_EXERCISE AIM:_ Restate the complete material exactly.

+ + + + + + +

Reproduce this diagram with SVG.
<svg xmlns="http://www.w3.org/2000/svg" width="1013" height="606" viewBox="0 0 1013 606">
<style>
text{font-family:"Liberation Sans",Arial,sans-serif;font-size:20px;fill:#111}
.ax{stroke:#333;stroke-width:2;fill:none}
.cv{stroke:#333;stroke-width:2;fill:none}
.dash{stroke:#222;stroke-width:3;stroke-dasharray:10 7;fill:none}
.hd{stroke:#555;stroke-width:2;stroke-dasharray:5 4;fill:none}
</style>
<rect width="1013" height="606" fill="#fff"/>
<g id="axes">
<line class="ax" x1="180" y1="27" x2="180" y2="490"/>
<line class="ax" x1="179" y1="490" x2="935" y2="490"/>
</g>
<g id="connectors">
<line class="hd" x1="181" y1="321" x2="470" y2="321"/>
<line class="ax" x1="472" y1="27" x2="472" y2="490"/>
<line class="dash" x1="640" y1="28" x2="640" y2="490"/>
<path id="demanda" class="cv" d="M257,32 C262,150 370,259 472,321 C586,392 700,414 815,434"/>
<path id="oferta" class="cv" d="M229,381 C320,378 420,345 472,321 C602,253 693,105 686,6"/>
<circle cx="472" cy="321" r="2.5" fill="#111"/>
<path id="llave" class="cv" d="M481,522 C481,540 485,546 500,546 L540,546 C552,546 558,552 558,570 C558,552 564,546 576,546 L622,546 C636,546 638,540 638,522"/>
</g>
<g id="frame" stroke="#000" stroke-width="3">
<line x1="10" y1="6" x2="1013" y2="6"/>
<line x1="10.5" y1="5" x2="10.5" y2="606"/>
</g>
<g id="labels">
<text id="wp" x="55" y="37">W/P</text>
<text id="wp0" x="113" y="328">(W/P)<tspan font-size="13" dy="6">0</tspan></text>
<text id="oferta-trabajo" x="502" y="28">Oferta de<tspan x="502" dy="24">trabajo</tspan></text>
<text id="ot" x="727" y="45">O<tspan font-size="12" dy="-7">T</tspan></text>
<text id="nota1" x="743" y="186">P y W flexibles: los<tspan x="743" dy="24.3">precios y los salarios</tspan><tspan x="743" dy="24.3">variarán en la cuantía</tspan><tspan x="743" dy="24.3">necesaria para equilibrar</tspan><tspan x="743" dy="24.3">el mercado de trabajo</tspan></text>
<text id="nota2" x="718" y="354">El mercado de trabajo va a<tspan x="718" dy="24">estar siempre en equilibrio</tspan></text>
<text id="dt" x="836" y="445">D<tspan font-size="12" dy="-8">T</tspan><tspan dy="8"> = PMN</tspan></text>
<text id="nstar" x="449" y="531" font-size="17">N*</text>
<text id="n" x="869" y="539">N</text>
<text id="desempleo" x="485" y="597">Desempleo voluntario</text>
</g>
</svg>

+ + + + + + +

_ANSWER TO THIS EXERCISE:_
Reproduce this diagram with SVG.
<svg xmlns="http://www.w3.org/2000/svg" width="1013" height="606" viewBox="0 0 1013 606">
<style>
text{font-family:"Liberation Sans",Arial,sans-serif;font-size:20px;fill:#111}
.ax{stroke:#333;stroke-width:2;fill:none}
.cv{stroke:#333;stroke-width:2;fill:none}
.dash{stroke:#222;stroke-width:3;stroke-dasharray:10 7;fill:none}
.hd{stroke:#555;stroke-width:2;stroke-dasharray:5 4;fill:none}
</style>
<rect width="1013" height="606" fill="#fff"/>
<g id="axes">
<line class="ax" x1="180" y1="27" x2="180" y2="490"/>
<line class="ax" x1="179" y1="490" x2="935" y2="490"/>
</g>
<g id="connectors">
<line class="hd" x1="181" y1="321" x2="470" y2="321"/>
<line class="ax" x1="472" y1="27" x2="472" y2="490"/>
<line class="dash" x1="640" y1="28" x2="640" y2="490"/>
<path id="demanda" class="cv" d="M257,32 C262,150 370,259 472,321 C586,392 700,414 815,434"/>
<path id="oferta" class="cv" d="M229,381 C320,378 420,345 472,321 C602,253 693,105 686,6"/>
<circle cx="472" cy="321" r="2.5" fill="#111"/>
<path id="llave" class="cv" d="M481,522 C481,540 485,546 500,546 L540,546 C552,546 558,552 558,570 C558,552 564,546 576,546 L622,546 C636,546 638,540 638,522"/>
</g>
<g id="frame" stroke="#000" stroke-width="3">
<line x1="10" y1="6" x2="1013" y2="6"/>
<line x1="10.5" y1="5" x2="10.5" y2="606"/>
</g>
<g id="labels">
<text id="wp" x="55" y="37">W/P</text>
<text id="wp0" x="113" y="328">(W/P)<tspan font-size="13" dy="6">0</tspan></text>
<text id="oferta-trabajo" x="502" y="28">Oferta de<tspan x="502" dy="24">trabajo</tspan></text>
<text id="ot" x="727" y="45">O<tspan font-size="12" dy="-7">T</tspan></text>
<text id="nota1" x="743" y="186">P y W flexibles: los<tspan x="743" dy="24.3">precios y los salarios</tspan><tspan x="743" dy="24.3">variarán en la cuantía</tspan><tspan x="743" dy="24.3">necesaria para equilibrar</tspan><tspan x="743" dy="24.3">el mercado de trabajo</tspan></text>
<text id="nota2" x="718" y="354">El mercado de trabajo va a<tspan x="718" dy="24">estar siempre en equilibrio</tspan></text>
<text id="dt" x="836" y="445">D<tspan font-size="12" dy="-8">T</tspan><tspan dy="8"> = PMN</tspan></text>
<text id="nstar" x="449" y="531" font-size="17">N*</text>
<text id="n" x="869" y="539">N</text>
<text id="desempleo" x="485" y="597">Desempleo voluntario</text>
</g>
</svg>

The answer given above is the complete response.